Ale marniactwo ten lp. Po singlach myślałem że to bedzie dobre a wyszło strasznie strasznie źle. Przedewszystkim Otso nie ma nic do przekazania jako artysta. Jego przesłanie kończy się w pierwszym tracku. Potem męczy bułe na tych słabych wyrobach. No nie wiem, zwykle ci młodzi mają przynajmniej dobre bity, te tu to totalne wyroby, ni to trapy ni to drille. Takie słabe to wszystko na tym lp jest. Repeat value nie istnieje.
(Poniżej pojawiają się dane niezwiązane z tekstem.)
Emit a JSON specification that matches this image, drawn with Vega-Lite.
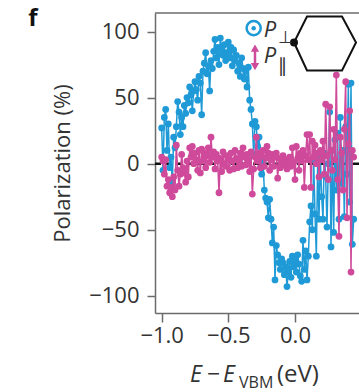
{
  "$schema": "https://vega.github.io/schema/vega-lite/v6.json",
  "width": 204,
  "height": 300,
  "autosize": "none",
  "padding": {"left": 155, "top": 13, "right": 0, "bottom": 79},
  "background": "white",
  "config": {
    "view": {"stroke": null},
    "font": "Open Sans",
    "axis": {"grid": false, "domainColor": "#6b6b6b", "domainWidth": 1.5, "tickColor": "#6b6b6b", "tickWidth": 1.5, "labelFont": "Open Sans", "labelFontSize": 22, "labelColor": "#333", "titleFont": "Open Sans", "titleFontSize": 22, "titleFontWeight": "normal", "titleColor": "#333"},
    "axisX": {"tickSize": 9, "labelPadding": 3},
    "axisY": {"tickSize": 8, "labelPadding": 8, "titlePadding": 14}
  },
  "datasets": {
    "one": [{}],
    "pol": [
      {"E":-1.00,"perp":27,"par":5},{"E":-0.99,"perp":-5,"par":2},{"E":-0.98,"perp":35,"par":-8},{"E":-0.97,"perp":41,"par":3},{"E":-0.96,"perp":10,"par":-17},
      {"E":-0.95,"perp":30,"par":-12},{"E":-0.94,"perp":-3,"par":-22},{"E":-0.93,"perp":5,"par":-18},{"E":-0.92,"perp":-14,"par":-25},{"E":-0.91,"perp":20,"par":-10},
      {"E":-0.90,"perp":12,"par":-20},{"E":-0.89,"perp":28,"par":14},{"E":-0.88,"perp":47,"par":-5},{"E":-0.87,"perp":39,"par":-17},{"E":-0.86,"perp":22,"par":-8},
      {"E":-0.85,"perp":35,"par":7},{"E":-0.84,"perp":28,"par":-3},{"E":-0.83,"perp":44,"par":-7},{"E":-0.82,"perp":38,"par":-14},{"E":-0.81,"perp":50,"par":2},
      {"E":-0.80,"perp":46,"par":-10},{"E":-0.79,"perp":58,"par":12},{"E":-0.78,"perp":52,"par":5},{"E":-0.77,"perp":40,"par":13},{"E":-0.76,"perp":55,"par":0},
      {"E":-0.75,"perp":62,"par":8},{"E":-0.74,"perp":56,"par":3},{"E":-0.73,"perp":48,"par":-5},{"E":-0.72,"perp":66,"par":10},{"E":-0.71,"perp":61,"par":-7},
      {"E":-0.70,"perp":37,"par":11},{"E":-0.69,"perp":70,"par":2},{"E":-0.68,"perp":76,"par":8},{"E":-0.67,"perp":84,"par":-3},{"E":-0.66,"perp":68,"par":6},
      {"E":-0.65,"perp":74,"par":12},{"E":-0.64,"perp":55,"par":1},{"E":-0.63,"perp":78,"par":20},{"E":-0.62,"perp":72,"par":5},{"E":-0.61,"perp":85,"par":9},
      {"E":-0.60,"perp":94,"par":-4},{"E":-0.59,"perp":80,"par":7},{"E":-0.58,"perp":88,"par":2},{"E":-0.57,"perp":75,"par":-22},{"E":-0.56,"perp":95,"par":4},
      {"E":-0.55,"perp":86,"par":-6},{"E":-0.54,"perp":82,"par":9},{"E":-0.53,"perp":90,"par":0},{"E":-0.52,"perp":78,"par":-2},{"E":-0.51,"perp":84,"par":6},
      {"E":-0.50,"perp":92,"par":3},{"E":-0.49,"perp":80,"par":-5},{"E":-0.48,"perp":88,"par":8},{"E":-0.47,"perp":74,"par":2},{"E":-0.46,"perp":86,"par":-4},
      {"E":-0.45,"perp":78,"par":10},{"E":-0.44,"perp":82,"par":4},{"E":-0.43,"perp":70,"par":-3},{"E":-0.42,"perp":76,"par":2},{"E":-0.41,"perp":66,"par":8},
      {"E":-0.40,"perp":80,"par":-2},{"E":-0.39,"perp":72,"par":12},{"E":-0.38,"perp":64,"par":5},{"E":-0.37,"perp":70,"par":-1},{"E":-0.36,"perp":58,"par":7},
      {"E":-0.35,"perp":73,"par":3},{"E":-0.34,"perp":48,"par":-6},{"E":-0.33,"perp":41,"par":9},{"E":-0.32,"perp":30,"par":-23},{"E":-0.31,"perp":7,"par":-4},
      {"E":-0.30,"perp":32,"par":5},{"E":-0.29,"perp":28,"par":20},{"E":-0.28,"perp":13,"par":2},{"E":-0.27,"perp":20,"par":8},{"E":-0.26,"perp":5,"par":-3},
      {"E":-0.25,"perp":-8,"par":6},{"E":-0.24,"perp":2,"par":10},{"E":-0.23,"perp":-20,"par":-2},{"E":-0.22,"perp":-26,"par":4},{"E":-0.21,"perp":-29,"par":13},
      {"E":-0.20,"perp":-41,"par":8},{"E":-0.19,"perp":-27,"par":-5},{"E":-0.18,"perp":-42,"par":3},{"E":-0.17,"perp":-60,"par":7},{"E":-0.16,"perp":-48,"par":-2},
      {"E":-0.15,"perp":-88,"par":5},{"E":-0.14,"perp":-62,"par":8},{"E":-0.13,"perp":-69,"par":-11},{"E":-0.12,"perp":-75,"par":4},{"E":-0.11,"perp":-80,"par":-3},
      {"E":-0.10,"perp":-72,"par":2},{"E":-0.09,"perp":-75,"par":6},{"E":-0.08,"perp":-84,"par":-1},{"E":-0.07,"perp":-78,"par":3},{"E":-0.06,"perp":-93,"par":-4},
      {"E":-0.05,"perp":-82,"par":2},{"E":-0.04,"perp":-74,"par":5},{"E":-0.03,"perp":-86,"par":-2},{"E":-0.02,"perp":-70,"par":12},{"E":-0.01,"perp":-78,"par":1},
      {"E":0.00,"perp":-72,"par":-12},{"E":0.01,"perp":-82,"par":13},{"E":0.02,"perp":-69,"par":4},{"E":0.03,"perp":-76,"par":-5},{"E":0.04,"perp":-85,"par":8},
      {"E":0.05,"perp":-89,"par":2},{"E":0.06,"perp":-58,"par":10},{"E":0.07,"perp":-80,"par":-18},{"E":0.08,"perp":-66,"par":6},{"E":0.09,"perp":-88,"par":22},
      {"E":0.10,"perp":-70,"par":3},{"E":0.11,"perp":-44,"par":22},{"E":0.12,"perp":-32,"par":-18},{"E":0.13,"perp":-50,"par":17},{"E":0.14,"perp":3,"par":5},
      {"E":0.15,"perp":-38,"par":14},{"E":0.16,"perp":-70,"par":0},{"E":0.17,"perp":2,"par":8},{"E":0.18,"perp":-42,"par":-10},{"E":0.19,"perp":5,"par":10},
      {"E":0.20,"perp":-25,"par":3},{"E":0.21,"perp":-42,"par":17},{"E":0.22,"perp":8,"par":-8},{"E":0.23,"perp":-10,"par":45},{"E":0.24,"perp":-48,"par":6},
      {"E":0.25,"perp":0,"par":-12},{"E":0.26,"perp":39,"par":43},{"E":0.27,"perp":-63,"par":10},{"E":0.28,"perp":10,"par":-5},{"E":0.29,"perp":-52,"par":26},
      {"E":0.30,"perp":18,"par":3},{"E":0.31,"perp":-20,"par":67},{"E":0.32,"perp":23,"par":-12},{"E":0.33,"perp":-42,"par":-55},{"E":0.34,"perp":35,"par":20},
      {"E":0.35,"perp":-15,"par":8},{"E":0.36,"perp":10,"par":-20},{"E":0.37,"perp":-40,"par":26},{"E":0.38,"perp":28,"par":62},{"E":0.39,"perp":-8,"par":-41},
      {"E":0.40,"perp":60,"par":15},{"E":0.41,"perp":-29,"par":40},{"E":0.42,"perp":61,"par":-82},{"E":0.43,"perp":-61,"par":10},{"E":0.44,"perp":-42,"par":5}
    ],
    "hex": [
      {"hx":-0.0075,"hy":91.7},{"hx":0.09,"hy":111.4},{"hx":0.3525,"hy":111.4},{"hx":0.4575,"hy":91.7},{"hx":0.3525,"hy":70.5},{"hx":0.09,"hy":70.5},{"hx":-0.0075,"hy":91.7}
    ]
  },
  "layer": [
    {
      "data": {"name": "one"},
      "mark": {"type": "rule", "color": "#111", "strokeWidth": 2.5, "strokeDash": [7, 4]},
      "encoding": {"y": {"datum": 0, "type": "quantitative", "scale": {"domain": [-113, 114]}}}
    },
    {
      "data": {"name": "one"},
      "mark": {"type": "rule", "color": "#6b6b6b", "strokeWidth": 1.5},
      "encoding": {"y": {"datum": 114, "type": "quantitative"}}
    },
    {
      "data": {"name": "pol"},
      "mark": {"type": "line", "color": "#1f9ad7", "strokeWidth": 1.5},
      "encoding": {
        "x": {"field": "E", "type": "quantitative", "scale": {"domain": [-1.05, 0.48], "nice": false, "zero": false}, "axis": {"values": [-1, -0.5, 0], "format": ".1f", "title": null}},
        "y": {"field": "perp", "type": "quantitative", "scale": {"domain": [-113, 114], "nice": false}, "axis": {"values": [-100, -50, 0, 50, 100], "title": "Polarization (%)"}}
      }
    },
    {
      "data": {"name": "pol"},
      "mark": {"type": "point", "filled": true, "opacity": 1, "color": "#1f9ad7", "size": 46},
      "encoding": {
        "x": {"field": "E", "type": "quantitative"},
        "y": {"field": "perp", "type": "quantitative"}
      }
    },
    {
      "data": {"name": "pol"},
      "mark": {"type": "line", "color": "#cf4a9a", "strokeWidth": 1.5},
      "encoding": {
        "x": {"field": "E", "type": "quantitative"},
        "y": {"field": "par", "type": "quantitative"}
      }
    },
    {
      "data": {"name": "pol"},
      "mark": {"type": "point", "filled": true, "opacity": 1, "color": "#cf4a9a", "size": 46},
      "encoding": {
        "x": {"field": "E", "type": "quantitative"},
        "y": {"field": "par", "type": "quantitative"}
      }
    },
    {
      "data": {"name": "hex"},
      "mark": {"type": "line", "color": "#111", "strokeWidth": 2},
      "encoding": {
        "x": {"field": "hx", "type": "quantitative"},
        "y": {"field": "hy", "type": "quantitative"},
        "order": {"value": null}
      }
    },
    {
      "data": {"name": "one"},
      "mark": {"type": "point", "filled": true, "opacity": 1, "color": "#111", "size": 64},
      "encoding": {"x": {"datum": -0.0075, "type": "quantitative"}, "y": {"datum": 91.7, "type": "quantitative"}}
    },
    {
      "data": {"name": "one"},
      "mark": {"type": "point", "filled": false, "opacity": 1, "color": "#1f9ad7", "strokeWidth": 2.5, "size": 200},
      "encoding": {"x": {"datum": -0.31, "type": "quantitative"}, "y": {"datum": 102.5, "type": "quantitative"}}
    },
    {
      "data": {"name": "one"},
      "mark": {"type": "point", "filled": true, "opacity": 1, "color": "#1f9ad7", "size": 20},
      "encoding": {"x": {"datum": -0.31, "type": "quantitative"}, "y": {"datum": 102.5, "type": "quantitative"}}
    },
    {
      "data": {"name": "one"},
      "mark": {"type": "text", "text": "P", "font": "Open Sans", "fontStyle": "italic", "fontSize": 22, "color": "#333", "align": "left", "baseline": "alphabetic"},
      "encoding": {"x": {"datum": -0.235, "type": "quantitative"}, "y": {"datum": 96, "type": "quantitative"}}
    },
    {
      "data": {"name": "one"},
      "mark": {"type": "text", "text": "⊥", "font": "DejaVu Sans", "fontSize": 17, "color": "#333", "align": "left", "baseline": "alphabetic"},
      "encoding": {"x": {"datum": -0.125, "type": "quantitative"}, "y": {"datum": 91, "type": "quantitative"}}
    },
    {
      "data": {"name": "one"},
      "mark": {"type": "rule", "color": "#cf4a9a", "strokeWidth": 2.5},
      "encoding": {"x": {"datum": -0.3, "type": "quantitative"}, "y": {"datum": 87, "type": "quantitative"}, "y2": {"datum": 74}}
    },
    {
      "data": {"name": "one"},
      "mark": {"type": "point", "shape": "triangle-up", "filled": true, "opacity": 1, "color": "#cf4a9a", "size": 70},
      "encoding": {"x": {"datum": -0.3, "type": "quantitative"}, "y": {"datum": 87.5, "type": "quantitative"}}
    },
    {
      "data": {"name": "one"},
      "mark": {"type": "point", "shape": "triangle-down", "filled": true, "opacity": 1, "color": "#cf4a9a", "size": 70},
      "encoding": {"x": {"datum": -0.3, "type": "quantitative"}, "y": {"datum": 73.5, "type": "quantitative"}}
    },
    {
      "data": {"name": "one"},
      "mark": {"type": "text", "text": "P", "font": "Open Sans", "fontStyle": "italic", "fontSize": 22, "color": "#333", "align": "left", "baseline": "alphabetic"},
      "encoding": {"x": {"datum": -0.235, "type": "quantitative"}, "y": {"datum": 76.5, "type": "quantitative"}}
    },
    {
      "data": {"name": "one"},
      "mark": {"type": "text", "text": "∥", "font": "DejaVu Sans", "fontSize": 19, "color": "#333", "align": "left", "baseline": "alphabetic"},
      "encoding": {"x": {"datum": -0.13, "type": "quantitative"}, "y": {"datum": 69.5, "type": "quantitative"}}
    },
    {
      "data": {"name": "one"},
      "mark": {"type": "text", "text": "f", "font": "Open Sans", "fontWeight": "bold", "fontSize": 24, "color": "#111", "align": "left", "baseline": "alphabetic"},
      "encoding": {"x": {"datum": -2.0, "type": "quantitative"}, "y": {"datum": 104.5, "type": "quantitative"}}
    },
    {
      "data": {"name": "one"},
      "mark": {"type": "text", "text": "E", "font": "Open Sans", "fontStyle": "italic", "fontSize": 23, "color": "#333", "align": "left", "baseline": "alphabetic"},
      "encoding": {"x": {"datum": -0.7875, "type": "quantitative"}, "y": {"datum": -165, "type": "quantitative"}}
    },
    {
      "data": {"name": "one"},
      "mark": {"type": "text", "text": "−", "font": "Open Sans", "fontSize": 23, "color": "#333", "align": "left", "baseline": "alphabetic"},
      "encoding": {"x": {"datum": -0.66, "type": "quantitative"}, "y": {"datum": -165, "type": "quantitative"}}
    },
    {
      "data": {"name": "one"},
      "mark": {"type": "text", "text": "E", "font": "Open Sans", "fontStyle": "italic", "fontSize": 23, "color": "#333", "align": "left", "baseline": "alphabetic"},
      "encoding": {"x": {"datum": -0.54, "type": "quantitative"}, "y": {"datum": -165, "type": "quantitative"}}
    },
    {
      "data": {"name": "one"},
      "mark": {"type": "text", "text": "VBM", "font": "Open Sans", "fontSize": 16, "color": "#333", "align": "left", "baseline": "alphabetic"},
      "encoding": {"x": {"datum": -0.42, "type": "quantitative"}, "y": {"datum": -170, "type": "quantitative"}}
    },
    {
      "data": {"name": "one"},
      "mark": {"type": "text", "text": "(eV)", "font": "Open Sans", "fontSize": 24, "color": "#333", "align": "left", "baseline": "alphabetic"},
      "encoding": {"x": {"datum": -0.135, "type": "quantitative"}, "y": {"datum": -165, "type": "quantitative"}}
    }
  ]
}
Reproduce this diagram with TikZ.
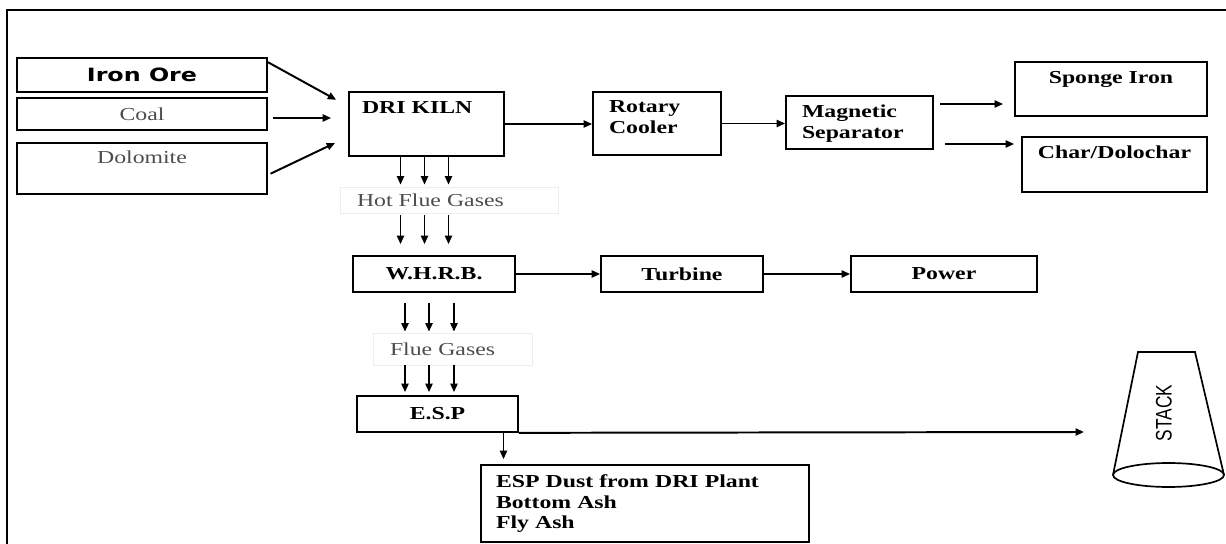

Nie mam ochoty nic stąd dać na ripit.
Awatar użytkownika
bronek
Posty: 1429
Rejestracja: 18 kwie 2019, 22:17
Lokalizacja: エッグヘッド

Re: Otsochodzi - TTheGrind (2024)

Post autor: bronek »

Wkrecil mi sie ten kawalek z taco nawet :bowdown:
Ofiary slizgawkowego stalkera: mama swna, kitty, 2 dziewczyny z ktorymi randkowal badman
Kysys
Posty: 397
Rejestracja: 12 maja 2019, 15:45
Lokalizacja: 77

Re: Otsochodzi - TTheGrind (2024)

Post autor: Kysys »

Kochaj Mnie Albo Rzuć, New York Freestyle czy Czarne Chmury to najlepsze Highlights tej płyty. Dla mnie gorsze wydawnictwo niż TT.
RapCelownik.pl - Najwięcej Treści o Muzyce Rap i Kulturze Hip Hop
Gerwant02
Posty: 2
Rejestracja: 22 kwie 2024, 20:42

Re: Otsochodzi - TTheGrind (2024)

Post autor: Gerwant02 »

Od czasu do czasu załączę ten album, ale bez entuzjazmu. Ktoś tu napisał, że Otso nie ma nic do opowiedzenia w swych kawałkach i się zgadzam i nie wiem czy kiedykolwiek się to zmieni. Wątpię. Jedynie Piegi i numer z Taco spoko, reszta meh. Tarcho Terror bardziej siadło.
Awatar użytkownika
Pvsio
Posty: 322
Rejestracja: 16 mar 2020, 19:14
Lokalizacja: 048/071

Re: Otsochodzi - TTheGrind (2024)

Post autor: Pvsio »

od premiery raz na pare dni sobie zalacze te plyte jak mam ochote sie odmozdzyc i posluchac czegos co nie wymaga ode mnie nic poza usmiechem pod wasem jak wleci Kochaj Mnie Albo Rzuć
propsowalem single ze kozak ale calosc taka se wyszla, pewnie jak mi zniknie ten album ze strony glownej spotify to zapomne o nim na X czasu i potem uznam ze jednak spoko jak z TT
lygrys pisze: 27 lis 2023, 12:52 Mogę się bić z każdym, teraz i w każdej innej chwili.
Mam wyjebane na konsekwencje, niech świat zapłonie.